Review: Drab Majesty @ Brisbane Powerhouse

Drab Majesty played Brisbane Powerhouse on 14 March, 2024.
Our eclectic team of writers from around Australia – and a couple beyond – with decades of combined experience and interest in all fields.

As part of the Festival of Other Music known as ΩHM, Brisbane Powerhouse played host to LA-based darkwave, dream-pop band Drab Majesty, but not in the way you might think.

Those who attended the Powerhouse last night (14 March) expecting to see Drab Majesty perform songs from their back catalogue would have been surprised to learn that instead, the duo would be performing a live score to the 1980 film 'The Arrival'.

A piece of religious propaganda for a UFO cult named Unarius, 'The Arrival' serves as a neon-soaked, mind-melting journey that follows a caveman named Zan as he's shown his past and future if he allows himself to become one with Unarius.

The show was advertised as a triple bill, with Sydney-based producer CORIN first to take the stage. Playing tracks from her second album 'Lux Aeterna', the crowd was treated to an intense audio performance involving looping visuals and choral vocals.
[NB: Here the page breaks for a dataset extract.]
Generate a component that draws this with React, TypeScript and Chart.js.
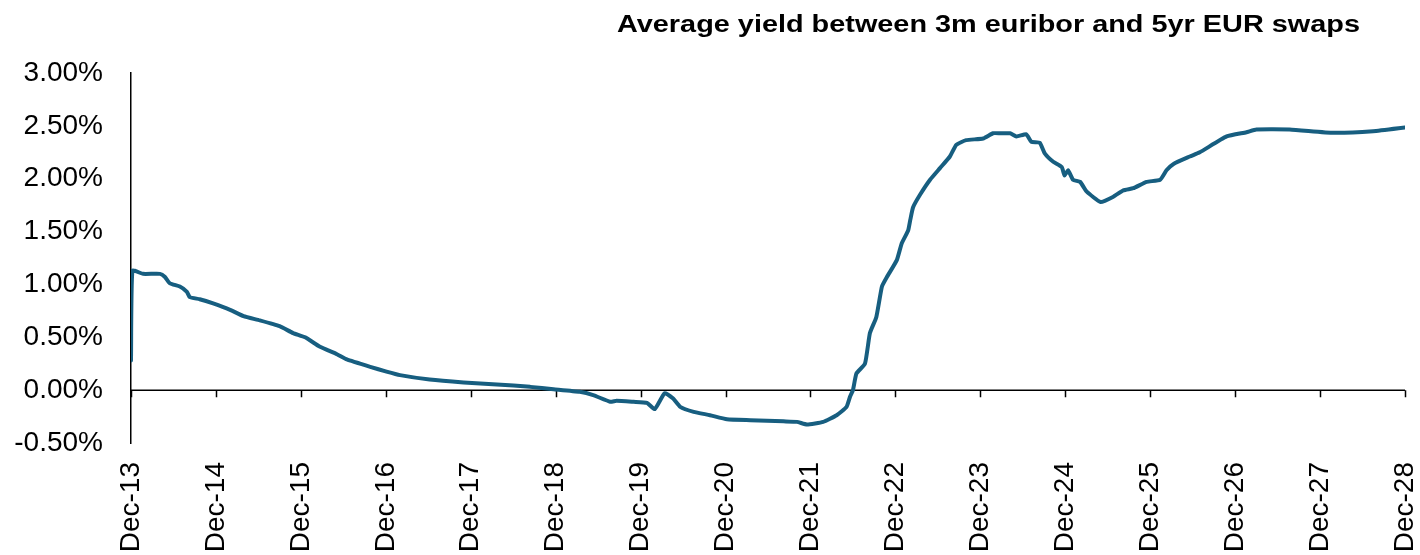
import React, { useEffect, useRef } from "react";
import { Chart, registerables } from "chart.js";

Chart.register(...registerables);

const TITLE = "Average yield between 3m euribor and 5yr EUR swaps";

// x tick labels, one per December (every 12 months from Dec-13)
const tickLabels = [
  "Dec-13", "Dec-14", "Dec-15", "Dec-16", "Dec-17", "Dec-18", "Dec-19", "Dec-20",
  "Dec-21", "Dec-22", "Dec-23", "Dec-24", "Dec-25", "Dec-26", "Dec-27", "Dec-28",
];

// months elapsed since Dec-13
const monthsSinceDec13 = [
  0, 0.2, 1.7, 4.1, 4.8, 5.5, 6.9, 7.9, 8.3, 9.7, 11.6, 14.0, 15.9, 18.2, 21.0, 22.9,
  24.6, 26.7, 29.1, 30.5, 33.8, 36.1, 38.0, 42.2, 47.0, 51.7, 56.4, 59.7, 63.4, 65.3,
  67.7, 68.6, 71.0, 72.9, 74.0, 75.4, 76.6, 77.6, 79.5, 81.8, 84.2, 87.5, 92.2, 94.1,
  95.5, 97.8, 99.7, 101.1, 101.6, 102.0, 102.5, 103.7, 104.4, 105.3, 106.1, 106.8,
  108.2, 108.9, 109.8, 110.1, 110.5, 111.5, 112.9, 114.3, 115.7, 116.6, 118.0, 120.4,
  121.8, 122.8, 124.2, 125.1, 126.5, 127.2, 128.4, 129.1, 130.3, 131.5, 131.9, 132.4,
  133.1, 134.1, 135.0, 137.0, 138.8, 140.2, 141.6, 143.5, 145.4, 146.3, 147.3, 149.6,
  151.0, 154.8, 157.6, 159.0, 163.7, 169.9, 175.5, 180.0,
];

// average yield, %
const avgYield = [
  0.28, 1.13, 1.10, 1.10, 1.07, 1.01, 0.98, 0.93, 0.88, 0.86, 0.82, 0.76, 0.70, 0.66, 0.605, 0.54,
  0.50, 0.41, 0.34, 0.29, 0.22, 0.175, 0.142, 0.10, 0.073, 0.054, 0.031, 0.009, -0.016, -0.047,
  -0.11, -0.10, -0.11, -0.12, -0.18, -0.03, -0.08, -0.158, -0.205, -0.237, -0.275, -0.284, -0.295, -0.30,
  -0.325, -0.30, -0.237, -0.158, -0.06, 0.0, 0.158, 0.25, 0.54, 0.69, 0.98, 1.07,
  1.23, 1.39, 1.51, 1.61, 1.73, 1.85, 1.99, 2.10, 2.21, 2.32, 2.365, 2.38,
  2.43, 2.43, 2.43, 2.40, 2.42, 2.35, 2.34, 2.24, 2.16, 2.11, 2.03, 2.08,
  1.99, 1.97, 1.88, 1.78, 1.83, 1.89, 1.91, 1.97, 1.99, 2.08, 2.14, 2.21,
  2.25, 2.40, 2.44, 2.466, 2.466, 2.434, 2.45, 2.485,
];

const yTicks = [-0.5, 0, 0.5, 1, 1.5, 2, 2.5, 3];

const LINE_COLOR = "#175E80";
const FONT = "'Liberation Sans', Arial, sans-serif";

const axisMarks = {
  id: "axisMarks",
  beforeDatasetsDraw(chart: any) {
    const { ctx, scales, chartArea } = chart;
    const x = scales.x;
    const y = scales.y;
    const y0 = y.getPixelForValue(0);
    ctx.save();
    ctx.strokeStyle = "#000";
    ctx.lineWidth = 1.5;
    ctx.beginPath();
    ctx.moveTo(chartArea.left, y0);
    ctx.lineTo(chartArea.right, y0);
    x.ticks.forEach((t: any) => {
      const px = Math.round(x.getPixelForValue(t.value)) + 0.5;
      ctx.moveTo(px, y0);
      ctx.lineTo(px, y0 + 7);
    });
    ctx.stroke();
    ctx.restore();
  },
  afterDraw(chart: any) {
    const { ctx } = chart;
    ctx.save();
    ctx.font = `bold 23.5px ${FONT}`;
    ctx.fillStyle = "#000";
    ctx.textAlign = "right";
    ctx.textBaseline = "alphabetic";
    const w = ctx.measureText(TITLE).width;
    const sx = 743 / w;
    ctx.translate(1360, 32);
    ctx.scale(sx, 1);
    ctx.fillText(TITLE, 0, 0);
    ctx.restore();
  },
};

export default function App() {
  const ref = useRef<HTMLCanvasElement | null>(null);

  useEffect(() => {
    if (!ref.current) return;
    const points = monthsSinceDec13.map((m, i) => ({ x: m, y: avgYield[i] }));
    const chart = new Chart(ref.current, {
      type: "line",
      data: {
        datasets: [
          {
            label: TITLE,
            data: points,
            borderColor: LINE_COLOR,
            backgroundColor: LINE_COLOR,
            borderWidth: 4,
            pointRadius: 0,
            tension: 0.15,
            borderJoinStyle: "round",
            borderCapStyle: "round",
          },
        ],
      },
      options: {
        animation: false,
        responsive: true,
        maintainAspectRatio: false,
        layout: { padding: { left: 0, right: 15, top: 73, bottom: 0 } },
        plugins: {
          legend: { display: false },
          title: { display: false },
          tooltip: { enabled: false },
        },
        scales: {
          x: {
            type: "linear",
            min: 0,
            max: 180,
            grid: { display: false, drawTicks: false },
            border: { display: false },
            afterBuildTicks(scale: any) {
              scale.ticks = tickLabels.map((_, i) => ({ value: i * 12 }));
            },
            afterFit(scale: any) {
              scale.height = 112;
              scale.paddingLeft = 0;
              scale.paddingRight = 0;
            },
            ticks: {
              autoSkip: false,
              maxRotation: 90,
              minRotation: 90,
              padding: 19,
              color: "#000",
              font: { family: FONT, size: 28 },
              callback: (v: any) => tickLabels[Math.round(Number(v) / 12)] ?? "",
            },
          },
          y: {
            min: -0.5,
            max: 3,
            afterBuildTicks(scale: any) {
              scale.ticks = yTicks.map((v) => ({ value: v }));
            },
            afterFit(scale: any) {
              scale.width = 131;
              scale.paddingTop = 0;
              scale.paddingBottom = 0;
            },
            grid: { display: false, drawTicks: false },
            border: { display: true, color: "#000", width: 1.5 },
            ticks: {
              padding: 28,
              color: "#000",
              font: { family: FONT, size: 28 },
              callback: (v: any) => Number(v).toFixed(2) + "%",
            },
          },
        },
      },
      plugins: [axisMarks],
    });
    return () => chart.destroy();
  }, []);

  return (
    <div style={{ position: "fixed", left: 0, top: 0, width: 1420, height: 555, background: "#fff" }}>
      <canvas ref={ref} />
    </div>
  );
}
Using a technique known as micropolyphony, CORIN would take sustained sounds, often her vocals or dissonant chords, and stretch them to their limit. It made it difficult to focus on any individual sounds, turning the entire performance into a stretched, ambient soundscape. Coupling these sounds with 3D visuals of mythical beings and rendered water made for an almost overwhelming experience.

After CORIN, French duo Franck Vigroux and Antoine Schmitt made their way onstage in complete darkness. Performing their audiovisual light show ‘Atotal’, the pair made use of dancing projections of pixels and cubes, described as 'audio and visual atoms' by Schmitt.

Vigroux's audio accompaniment served as a blend of techno and industrial, making use of pounding bass and distinct high notes to move these atoms around the screen behind them. Their performance had measured chaos to it, with tastefully placed interludes providing deep contrast between each of the different pieces.

Drab Majesty closed out the night with their live score for 'The Arrival'. The American duo had the most colourful performance of the evening, utilising stage lights to match the overwhelmingly '80s nature of 'The Arrival'.

It's hard to describe the actual content of the film, as it seemed completely involved in its own mythology, but it was still fascinating to learn about the beliefs of an obscure, yet still active, cult.

Utilising guitar and synth loops, Drab Majesty added a new dimension to the film, giving emotional weight to the decisions and tribulations caveman Zan was experiencing. The science-fiction atmosphere of the production gave shades of 'Star Wars', and the neon strobes and stage lights felt like sitting in an arcade, where every machine is trying to catch your attention.

Although Australia hasn't hosted a proper Drab Majesty tour since 2020, it was unique to experience the duo under their terms. Seeing the band in such an unorthodox manner was spectacular, fascinating, and unique.

Hopefully, they take this experience and develop it into further film scores, as it seems the duo have a knack for it.